Ya a principios del siglo XX la sociedad buscó desesperadamente ser feliz. Simpleza y felicidad eran valores programados en cualquier ideología. Similar a las ideologías de entonces, no hay programa de economía actual que no incluya entre sus principales consignas la promesa de la felicidad. Alcanza con una escucha superficial a las propagandas de bancos, con sus créditos y beneficios, y a la jerga de otros tantos usureros de la dicha, como esos terapeutas y doctores de la estupidez, para captar la crueldad que anida en ese ideario de bienestar: suplementos del ánimo, compensación imaginaria, hipoteca sentimental y consuelo ideológico son algunos de los productos exacerbados. Un programa de felicidad así sólo podría funcionar gracias a un constante rechazo, como la de un maníaco que de forma recurrente expulsara la parte doliente en el empeño de realizar la felicidad pura. Pero además, lo irrealizable de tamaña empresa (porque cualquier totalidad guarda el escombro ruinoso en el cimiento de su absoluto) no dejaría de producir un discurso censor, querellante y castigador que intentaría neutralizar los efectos negativos que su extrema y utópica positividad iría segregando.
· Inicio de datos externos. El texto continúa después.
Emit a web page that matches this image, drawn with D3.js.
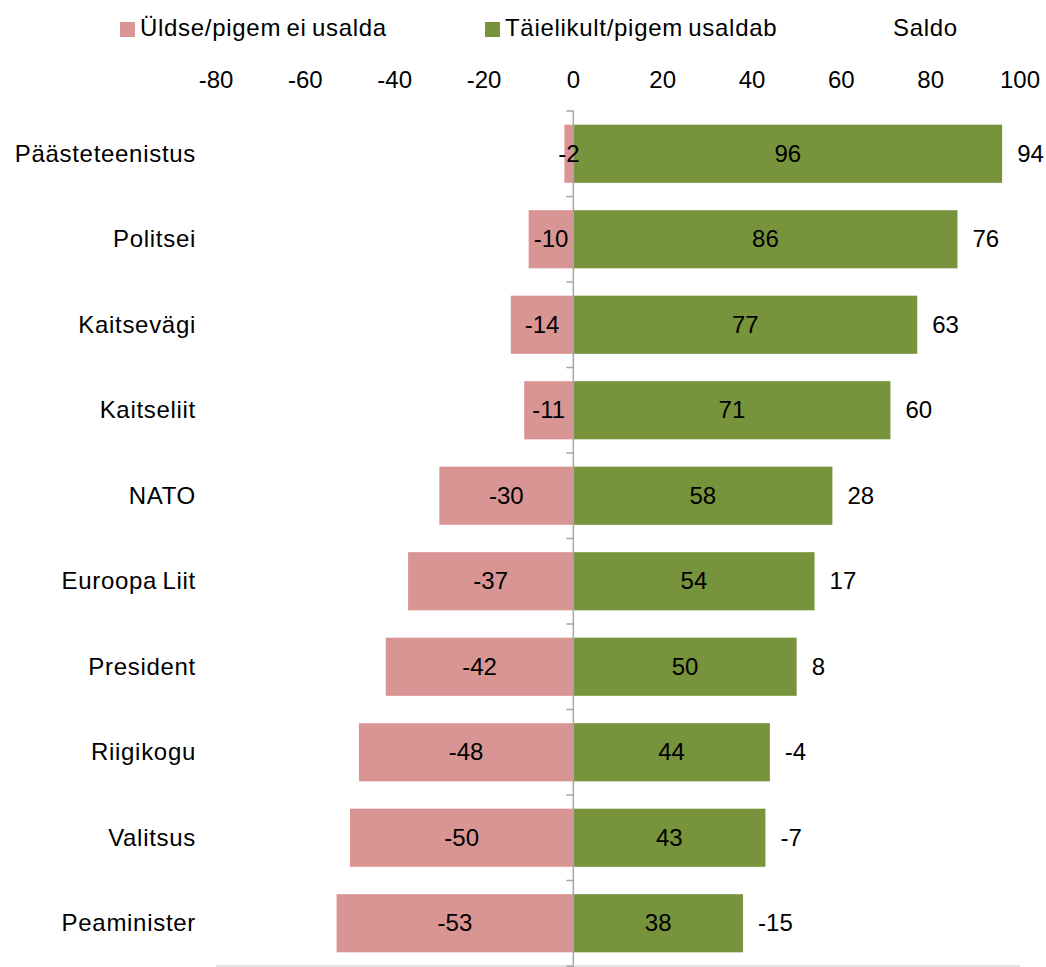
<!DOCTYPE html>
<html><head><meta charset="utf-8">
<script src="https://cdn.jsdelivr.net/npm/d3@7"></script>
<style>body{margin:0;background:#fff}text{font-family:"Liberation Sans",Arial,sans-serif;}</style>
</head><body>
<svg id="c" width="1046" height="967"></svg>
<script>
const categories = ["Päästeteenistus","Politsei","Kaitsevägi","Kaitseliit","NATO","Euroopa Liit","President","Riigikogu","Valitsus","Peaminister"];
const distrust = [-2,-10,-14,-11,-30,-37,-42,-48,-50,-53];
const trust = [96,86,77,71,58,54,50,44,43,38];
const saldo = [94,76,63,60,28,17,8,-4,-7,-15];
const xTicks = [-80,-60,-40,-20,0,20,40,60,80,100];
const seriesNames = ["Üldse/pigem ei usalda","Täielikult/pigem usaldab","Saldo"];
const colors = ["#D99594","#77933C"];
const FS = 24;

const svg = d3.select("#c");
const x = d3.scaleLinear().domain([-80,100]).range([216,1020]);
const y = d3.scaleBand().domain(categories).range([111,966]).paddingInner(0.32).paddingOuter(0.16);
const band = d3.scaleBand().domain(categories).range([111,966]);

// bottom line
svg.append("line").attr("x1",x(-80)).attr("x2",x(100)).attr("y1",966).attr("y2",966)
  .attr("stroke","#d9d9d9").attr("stroke-width",1.5);

// bars
const g = svg.append("g");
categories.forEach((c,i)=>{
  g.append("rect").attr("x",x(distrust[i])).attr("width",x(0)-x(distrust[i]))
    .attr("y",y(c)).attr("height",y.bandwidth()).attr("fill",colors[0]);
  g.append("rect").attr("x",x(0)).attr("width",x(trust[i])-x(0))
    .attr("y",y(c)).attr("height",y.bandwidth()).attr("fill",colors[1]);
});

// vertical axis at 0
svg.append("line").attr("x1",x(0)).attr("x2",x(0)).attr("y1",111).attr("y2",967)
  .attr("stroke","#a6a6a6").attr("stroke-width",1.5);
const tickYs = categories.map(c=>band(c)).concat([966]);
tickYs.forEach(t=>{
  svg.append("line").attr("x1",x(0)-7).attr("x2",x(0)).attr("y1",t).attr("y2",t)
    .attr("stroke","#a6a6a6").attr("stroke-width",1.5);
});

function txt(sel){ return sel.attr("font-size",FS).attr("fill","#000").attr("word-spacing",-2); }

// top tick labels
txt(svg.append("g").selectAll("text").data(xTicks).join("text")
  .attr("x",d=>x(d)).attr("y",88).attr("text-anchor","middle")).text(d=>d);

// category labels
txt(svg.append("g").selectAll("text").data(categories).join("text")
  .attr("x",196).attr("y",c=>y(c)+y.bandwidth()/2+8).attr("text-anchor","end")
  .attr("letter-spacing",0.7)).text(c=>c);

// value labels
categories.forEach((c,i)=>{
  const cy = y(c)+y.bandwidth()/2+8;
  txt(svg.append("text").attr("x",(x(distrust[i])+x(0))/2).attr("y",cy).attr("text-anchor","middle")).text(distrust[i]);
  txt(svg.append("text").attr("x",(x(trust[i])+x(0))/2).attr("y",cy).attr("text-anchor","middle")).text(trust[i]);
  txt(svg.append("text").attr("x",x(trust[i])+15).attr("y",cy).attr("text-anchor","start")).text(saldo[i]);
});

// legend
const leg = [{x:120,tx:140,name:seriesNames[0],col:colors[0]},{x:485,tx:505,name:seriesNames[1],col:colors[1]},{x:873,tx:893,name:seriesNames[2],col:null}];
leg.forEach(l=>{
  if(l.col) svg.append("rect").attr("x",l.x).attr("y",22).attr("width",15).attr("height",15).attr("fill",l.col);
  txt(svg.append("text").attr("x",l.tx).attr("y",36).attr("letter-spacing",0.7)).text(l.name);
});
</script>
</body></html>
¿Por qué no consentir que la plena felicidad sin fisuras sería algo monsntruoso (único en su especie) si hasta con los animales compartimos la dignidad de la angustia? Incluso ¿por qué una felicidad intermitente y parcial sería menos feliz si apenas traspasado cierto umbral de tolerancia el placer ya se torna dolor? La felicidad bien podría ser masoquista. Y en el extremo de la generalidad, un plan de felicidad perpetrado por el Estado seguramente llevaría a la desgracia. Por otra parte, nada más aburrido que una sucesión de días hermosos, citaba Freud de Goethe. Y ya sabemos que peor que la maldad es la estupidez, pero mucho peor es el tedio, ese asesinato del azar y la sorpresa.
Parafraseando a William Burroughs, en su introducción a El almuerzo desnudo, se puede decir que la droga de la felicidad «es el producto ideal… la mercancía definitiva», sostenida en «el álgebra de la necesidad».
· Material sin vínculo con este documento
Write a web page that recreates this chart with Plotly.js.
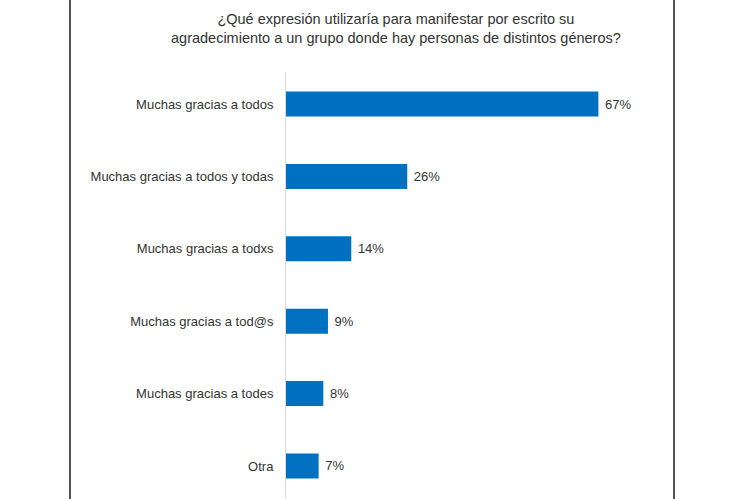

La droga de la felicidad es la felicidad como mandamiento de ser feliz, la felicidad reducida a necesidad de consumo de felicidad. Al fin y al cabo lo que se consume son palabras, relatos, y la felicidad como valor de cambio es el consumo de todas esas mercancías envueltas en la promesa de la dicha. Pero si el mercado de la felicidad tiene tanta demanda es porque subyace un fuerte consumo de tristeza, es decir, cobardía moral. Y acaso sea ese imperativo total a ser feliz lo que genere depresión.
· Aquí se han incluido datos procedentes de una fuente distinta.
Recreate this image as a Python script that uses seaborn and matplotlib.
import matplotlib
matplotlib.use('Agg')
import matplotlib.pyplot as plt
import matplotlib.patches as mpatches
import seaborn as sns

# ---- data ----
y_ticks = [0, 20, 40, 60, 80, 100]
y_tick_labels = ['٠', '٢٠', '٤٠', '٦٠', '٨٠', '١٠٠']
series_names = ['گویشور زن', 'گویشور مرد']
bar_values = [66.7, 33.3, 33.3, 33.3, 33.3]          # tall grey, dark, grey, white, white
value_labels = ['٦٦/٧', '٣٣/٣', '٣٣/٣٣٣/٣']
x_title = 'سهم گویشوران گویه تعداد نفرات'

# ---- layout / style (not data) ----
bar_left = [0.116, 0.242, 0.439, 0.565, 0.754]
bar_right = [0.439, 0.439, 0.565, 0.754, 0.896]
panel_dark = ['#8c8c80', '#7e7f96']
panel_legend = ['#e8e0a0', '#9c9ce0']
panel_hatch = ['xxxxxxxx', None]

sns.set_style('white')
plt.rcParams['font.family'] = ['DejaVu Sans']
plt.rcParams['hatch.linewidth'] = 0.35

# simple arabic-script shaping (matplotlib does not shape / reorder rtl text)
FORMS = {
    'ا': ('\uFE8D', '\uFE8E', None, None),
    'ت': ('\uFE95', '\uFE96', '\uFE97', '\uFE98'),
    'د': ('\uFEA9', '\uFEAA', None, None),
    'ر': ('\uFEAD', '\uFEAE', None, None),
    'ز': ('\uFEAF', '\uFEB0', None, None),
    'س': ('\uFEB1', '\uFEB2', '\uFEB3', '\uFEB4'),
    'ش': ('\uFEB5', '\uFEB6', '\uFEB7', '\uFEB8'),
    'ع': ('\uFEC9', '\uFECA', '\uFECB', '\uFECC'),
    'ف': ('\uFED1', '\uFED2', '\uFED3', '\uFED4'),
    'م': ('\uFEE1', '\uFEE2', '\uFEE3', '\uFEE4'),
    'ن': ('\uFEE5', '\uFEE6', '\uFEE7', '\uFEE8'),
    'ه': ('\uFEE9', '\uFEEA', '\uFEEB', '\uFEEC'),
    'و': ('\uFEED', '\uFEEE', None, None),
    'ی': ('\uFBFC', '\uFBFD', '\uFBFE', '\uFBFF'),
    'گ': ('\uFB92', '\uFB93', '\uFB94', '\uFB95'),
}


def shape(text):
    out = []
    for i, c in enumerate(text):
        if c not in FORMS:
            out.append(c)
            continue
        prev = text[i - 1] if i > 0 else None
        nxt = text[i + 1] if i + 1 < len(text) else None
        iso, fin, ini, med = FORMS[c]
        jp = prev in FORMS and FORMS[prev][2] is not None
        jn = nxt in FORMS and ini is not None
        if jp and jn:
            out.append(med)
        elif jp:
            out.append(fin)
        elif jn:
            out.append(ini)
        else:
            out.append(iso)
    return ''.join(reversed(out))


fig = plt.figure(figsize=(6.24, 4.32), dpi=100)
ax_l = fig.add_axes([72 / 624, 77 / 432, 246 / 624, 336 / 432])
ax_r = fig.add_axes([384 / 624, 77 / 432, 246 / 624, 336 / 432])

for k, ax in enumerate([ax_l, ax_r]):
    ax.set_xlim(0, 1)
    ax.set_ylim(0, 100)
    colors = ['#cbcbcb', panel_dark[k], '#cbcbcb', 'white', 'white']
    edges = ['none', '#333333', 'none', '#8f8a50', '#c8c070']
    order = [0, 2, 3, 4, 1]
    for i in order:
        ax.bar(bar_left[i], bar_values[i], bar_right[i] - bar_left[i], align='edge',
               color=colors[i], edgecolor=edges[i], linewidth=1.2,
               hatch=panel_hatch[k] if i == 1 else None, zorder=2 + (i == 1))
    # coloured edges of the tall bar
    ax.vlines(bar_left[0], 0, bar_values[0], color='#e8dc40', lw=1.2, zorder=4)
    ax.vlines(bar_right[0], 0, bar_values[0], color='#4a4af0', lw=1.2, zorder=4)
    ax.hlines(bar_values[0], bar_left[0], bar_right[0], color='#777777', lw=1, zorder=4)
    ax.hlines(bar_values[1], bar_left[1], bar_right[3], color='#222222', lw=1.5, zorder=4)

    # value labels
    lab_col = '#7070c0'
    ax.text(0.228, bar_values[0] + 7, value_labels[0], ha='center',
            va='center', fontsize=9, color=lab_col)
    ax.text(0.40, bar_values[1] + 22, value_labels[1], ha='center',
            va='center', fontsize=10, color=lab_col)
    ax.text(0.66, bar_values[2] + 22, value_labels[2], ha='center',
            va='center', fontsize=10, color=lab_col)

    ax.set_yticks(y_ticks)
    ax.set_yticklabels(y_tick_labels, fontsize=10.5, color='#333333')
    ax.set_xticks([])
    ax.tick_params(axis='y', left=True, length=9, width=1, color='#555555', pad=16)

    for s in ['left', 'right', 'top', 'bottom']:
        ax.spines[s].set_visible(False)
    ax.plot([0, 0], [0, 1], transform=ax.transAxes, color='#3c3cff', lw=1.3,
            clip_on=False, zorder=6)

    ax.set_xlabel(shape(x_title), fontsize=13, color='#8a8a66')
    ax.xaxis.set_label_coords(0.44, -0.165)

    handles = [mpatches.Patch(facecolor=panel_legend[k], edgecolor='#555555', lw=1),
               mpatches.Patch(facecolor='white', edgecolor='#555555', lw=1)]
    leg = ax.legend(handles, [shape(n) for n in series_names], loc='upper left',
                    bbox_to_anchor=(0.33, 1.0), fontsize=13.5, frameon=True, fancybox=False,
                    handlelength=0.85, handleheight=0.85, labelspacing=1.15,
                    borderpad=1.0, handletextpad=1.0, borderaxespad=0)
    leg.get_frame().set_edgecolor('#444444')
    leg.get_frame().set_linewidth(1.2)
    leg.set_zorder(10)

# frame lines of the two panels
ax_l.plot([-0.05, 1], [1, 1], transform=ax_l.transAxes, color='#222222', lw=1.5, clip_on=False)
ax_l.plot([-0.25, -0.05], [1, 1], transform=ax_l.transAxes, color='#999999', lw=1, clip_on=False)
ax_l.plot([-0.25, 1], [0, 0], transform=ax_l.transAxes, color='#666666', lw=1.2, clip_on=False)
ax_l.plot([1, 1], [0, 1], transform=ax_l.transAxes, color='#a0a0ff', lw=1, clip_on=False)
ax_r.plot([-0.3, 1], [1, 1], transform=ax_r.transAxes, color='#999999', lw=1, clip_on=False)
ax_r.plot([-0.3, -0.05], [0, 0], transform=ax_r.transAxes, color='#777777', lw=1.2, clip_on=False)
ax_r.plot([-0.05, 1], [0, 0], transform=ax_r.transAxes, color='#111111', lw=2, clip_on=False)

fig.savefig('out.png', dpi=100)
Como cualquier mercancía la felicidad también puede ser comprada. Pero ¿a qué precio? Más allá de la tarifa diferencial tendrá un costo mínimo: la amputación de la historia y la inmovilidad cobarde. Falsa alegría. Todo lo líquido se solidifica en lo fóbico. Fobia que, sin embargo, no deja de ser una mancha móvil que amenaza salpicar y diluir al ser cautivo por el programa de la felicidad. Mercado de la dicha que sólo podría sustentarse en la segregación de infelices.
Pero entonces, ¿qué es la felicidad?
La felicidad no es sino la proliferación de la pregunta por la felicidad, sostenida, caída y vuelta a alzar en el tiempo: intervalos de lo erótico. Y como tal, llevará las marcas de la enunciación de quién la porte y la soporte. La felicidad es el deseo de felicidad (deseo que es otro nombre de lo indeterminado) que se realiza a condición de no realizarse nunca. Y cualquier respuesta genérica y concluyente ya sería un depresor. Pero además, y volviendo a Burroughs, una felicidad total y definitiva sería similar al almuerzo desnudo de un bocado real: «instante helado en el que todos ven lo que hay en la punta de sus tenedores».